I am not sure what you mean here - "of more questionable accuracy [than CPI measurements today]", or "of more questionable accuracy [than gold in reflecting the cost of producing a coke]"? If the former, I grant it, but not (automatically) that it's enough to make a difference. The latter seems absurd - as I elaborate on a bit below.

"CPI measures many different types of goods (not all go up together)"

Coke is made out of many different types of goods (in terms of everything it takes to put a bottle on a store shelf), plus labor of people who want to buy many different types of goods. CPI should be expected to track the cost of producing a coke quite a bit better than a single commodity that isn't even involved in the manufacture and which experienced changes in supply that had nothing to do with coke.
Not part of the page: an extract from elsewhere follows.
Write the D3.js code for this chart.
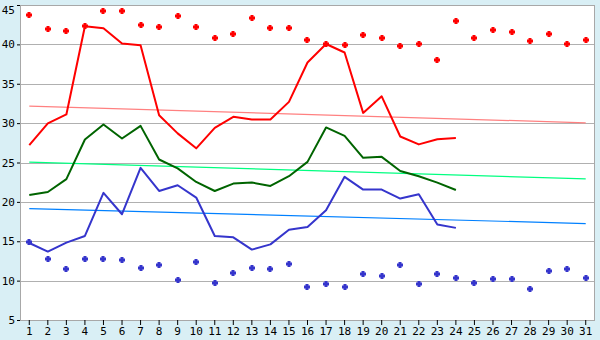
<!DOCTYPE html>
<html><head><meta charset="utf-8">
<script src="https://cdn.jsdelivr.net/npm/d3@7"></script>
<style>html,body{margin:0;padding:0;background:#d9eff5;}svg{display:block;}</style>
</head><body>
<svg id="c" width="600" height="340"></svg>
<script>
const days = d3.range(1, 32).map(String);
const yTicks = [5,10,15,20,25,30,35,40,45];
const redPoints = [43.7,41.9,41.65,42.3,44.3,44.3,42.4,42.16,43.56,42.16,40.76,41.27,43.3,42.03,42.03,40.5,40.0,39.87,41.14,40.76,39.74,40.0,37.97,42.92,40.76,41.78,41.52,40.37,41.27,40.0,40.5];
const bluePoints = [14.96,12.8,11.53,12.8,12.8,12.67,11.65,12.03,10.13,12.41,9.75,11.02,11.65,11.53,12.16,9.24,9.62,9.24,10.89,10.64,12.03,9.62,10.89,10.38,9.75,10.25,10.25,8.98,11.27,11.53,10.38];
const redLine = [27.2,29.96,31.1,42.3,42.05,40.1,39.9,31.0,28.7,26.8,29.4,30.8,30.45,30.45,32.7,37.7,40.05,38.97,31.3,33.4,28.3,27.3,27.96,28.1];
const greenLine = [20.88,21.26,22.88,27.92,29.83,28.05,29.65,25.38,24.25,22.53,21.38,22.32,22.45,22.02,23.26,25.08,29.45,28.38,25.59,25.72,23.93,23.26,22.45,21.51];
const blueLine = [14.78,13.69,14.83,15.67,21.14,18.43,24.32,21.39,22.11,20.55,15.67,15.5,13.94,14.6,16.47,16.8,18.94,23.18,21.56,21.56,20.42,20.97,17.12,16.7];
const redTrend = [32.17,30.04];
const greenTrend = [25.06,22.92];
const blueTrend = [19.15,17.25];

const svg = d3.select("#c");
const L=20, R=595, T=5, B=320;
const x = d3.scaleBand().domain(days).range([L,R]);
const cx = d => x(d) + x.bandwidth()/2;
const y = d3.scaleLinear().domain([5,45]).range([B,T]);

svg.append("rect").attr("width",600).attr("height",340).attr("fill","#d9eff5");
svg.append("rect").attr("x",L).attr("y",T).attr("width",R-L).attr("height",B-T).attr("fill","#fff");

// grid
svg.append("g").selectAll("line").data(yTicks).join("line")
  .attr("x1",L).attr("x2",R).attr("y1",d=>Math.round(y(d))+0.5).attr("y2",d=>Math.round(y(d))+0.5)
  .attr("stroke","#b0b0b0").attr("stroke-width",1);

// trends
function trend(vals,color){
  svg.append("line").attr("x1",cx(days[0])).attr("x2",cx(days[days.length-1]))
    .attr("y1",y(vals[0])).attr("y2",y(vals[1])).attr("stroke",color).attr("stroke-width",1.2);
}
trend(redTrend,"#ff8080");
trend(greenTrend,"#00ff80");
trend(blueTrend,"#0080ff");

// lines
function line(vals,color){
  svg.append("path").datum(vals)
    .attr("d", d3.line().x((d,i)=>cx(days[i])).y(d=>y(d)))
    .attr("fill","none").attr("stroke",color).attr("stroke-width",2).attr("stroke-linejoin","round");
}
line(redLine,"#ff0000");
line(greenLine,"#006400");
line(blueLine,"#3535cc");

// markers
const mk = "M-1.5,-3L1.5,-3L1.5,-1.5L3,-1.5L3,1.5L1.5,1.5L1.5,3L-1.5,3L-1.5,1.5L-3,1.5L-3,-1.5L-1.5,-1.5Z";
function pts(vals,color){
  svg.append("g").selectAll("path").data(vals).join("path")
    .attr("d",mk).attr("transform",(d,i)=>`translate(${Math.round(cx(days[i]))},${Math.round(y(d))})`)
    .attr("fill",color);
}
pts(redPoints,"#ff0000");
pts(bluePoints,"#3535cc");

// border
svg.append("rect").attr("x",L+0.5).attr("y",T+0.5).attr("width",R-L-1).attr("height",B-T).attr("fill","none").attr("stroke","#a8a8a8");

// axes
const font = "'DejaVu Sans Mono', monospace";
const ya = svg.append("g").attr("transform",`translate(${L},0)`)
  .call(d3.axisLeft(y).tickValues(yTicks).tickSize(3).tickPadding(2).tickFormat(d3.format("d")));
ya.select(".domain").remove();
ya.selectAll("line").attr("stroke","#000");
ya.selectAll("text").attr("font-family",font).attr("font-size",11).attr("fill","#000")
  .attr("dy", d => d === 45 ? "0.75em" : "0.32em");

const xa = svg.append("g").attr("transform",`translate(0,${B})`)
  .call(d3.axisBottom(x).tickSize(5).tickPadding(2));
xa.select(".domain").remove();
xa.selectAll("line").attr("stroke","#000");
xa.selectAll("text").attr("font-family",font).attr("font-size",11).attr("fill","#000");
</script>
</body></html>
"[A] doubling of CPI over that many years is relatively low inflation."

Relatively low, but not absurdly low, and certainly not completely flat; and note (!) that the end points picked here are not representative. 1930 CPI is the start of the depression; inflation in the 1920s was higher than anything we've seen since (says wolfram alpha) and the price of coke did not move.

To the general, implied counterfactual - "would Coke have raised it's prices sooner if there were much higher inflation?" - I think we have to answer "of course", but that doesn't necessarily mean that unusually low inflation was a significant part of it. Earlier periods have experienced less inflation, but coke's price lasted an unusually long time.